Quando saem por São Paulo para distribuir cobertores e roupas para moradores de rua, os voluntários do Aquece SP querem mais do que esquentar o frio: o objetivo é “aquecer a alma, o coração e a cabeça”.
Criado há dois anos como uma campanha do agasalho, o projeto fundado por três amigos de faculdade — Igor Afonso, Yunes Fares e Thomaz Krey — se transformou numa espécie de ponto de apoio para milhares de pessoas que se encontram numa das posições mais vulneráveis (e solitárias) da escala humana.
“O ladrão, as pessoas fogem e tem medo, mas não ignoram. O morador de rua é pior: a maioria das pessoas desvia na rua e trata como se nem existissem,” Yunes disse ao Brazil Journal. “Esse sentimento de invisibilidade é muito duro e é nisso que queremos ajudar. Nosso objetivo é dar visibilidade ao invisível.”
Ainda há, claro, a entrega dos ‘kits’ com roupas, meias, cobertores e alimentos. Mas a ideia da doação é servir mais como um pretexto para se aproximar dos moradores de rua e ganhar confiança, do como um fim por si só.
“O que queremos é bater um papo, escutar a história deles, entender o que estão passando e tentar encontrar outras formas de ajudá-los,” diz Igor. “Quando a gente tá mal a primeira coisa que fazemos é desabafar com um amigo. Essas pessoas muitas vezes não tem ninguém, então esse trabalho de ouvir, dar atenção é o que faz a maior diferença.”
Desde que surgiu, o Aquece SP estima ter ajudado cerca de 6 mil moradores de rua, distribuindo mais de 3 toneladas de cobertores e agasalhos — e dando suporte e carinho. Os números deram um salto este ano: até agora, foram 2 toneladas doadas (mais que o dobro do ano passado) e 4,3 mil pessoas impactadas.

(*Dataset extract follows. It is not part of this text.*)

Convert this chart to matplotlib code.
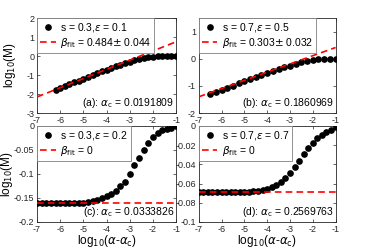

A ajuda parece pequena, mas tem mudado vidas.
Uma delas: a de Kalel, que mora há mais de 15 anos na rua com seus dois filhos — o mais velho com apenas oito anos. Numa das campanhas, o Aquece SP doou um sapato e uma roupa social para Kalel, que se preparava para uma entrevista de emprego.
“Quando encontrei ele de novo, recentemente, ele estava superfeliz e veio me dar um abraço,” diz Igor. “Depois agradeceu a ajuda e contou que tinha conseguido um emprego como ajudante de cozinha.”
O Aquece SP nasceu da experiência dos três amigos com projetos sociais. Eles já participavam de outras ONGs há anos, e queriam fazer mais.
Segundo Igor, os projetos anteriores tinham pouca tração com o público jovem, nenhuma abertura para a inovação e, na maioria das vezes, se resumiam a “doar por doar.”
“Queríamos fazer algo maior. Olho no olho. Que mudasse realmente a vida das pessoas.”
Há alguns meses, o Aquece se juntou com o Abraça, um projeto que atua na comunidade do Areião, em São Bernardo do Campo, dando oficinas e doações para jovens carentes. Agora, os dois estão nos trâmites finais para criar uma ONG que englobe as duas ideias: a “Associação Abraça e Aquece SP”.
O trabalho dos voluntários não se restringe ao inverno, e o projeto funciona durante o ano inteiro. As doações de roupas, cobertores e alimentos podem ser feitas aqui. Para se tornar um voluntário, basta entrar neste link.
“Quando a gente entrega as doações muitos deles falam que nem precisava das roupas, que só o abraço e a conversa já era suficiente,” diz Igor.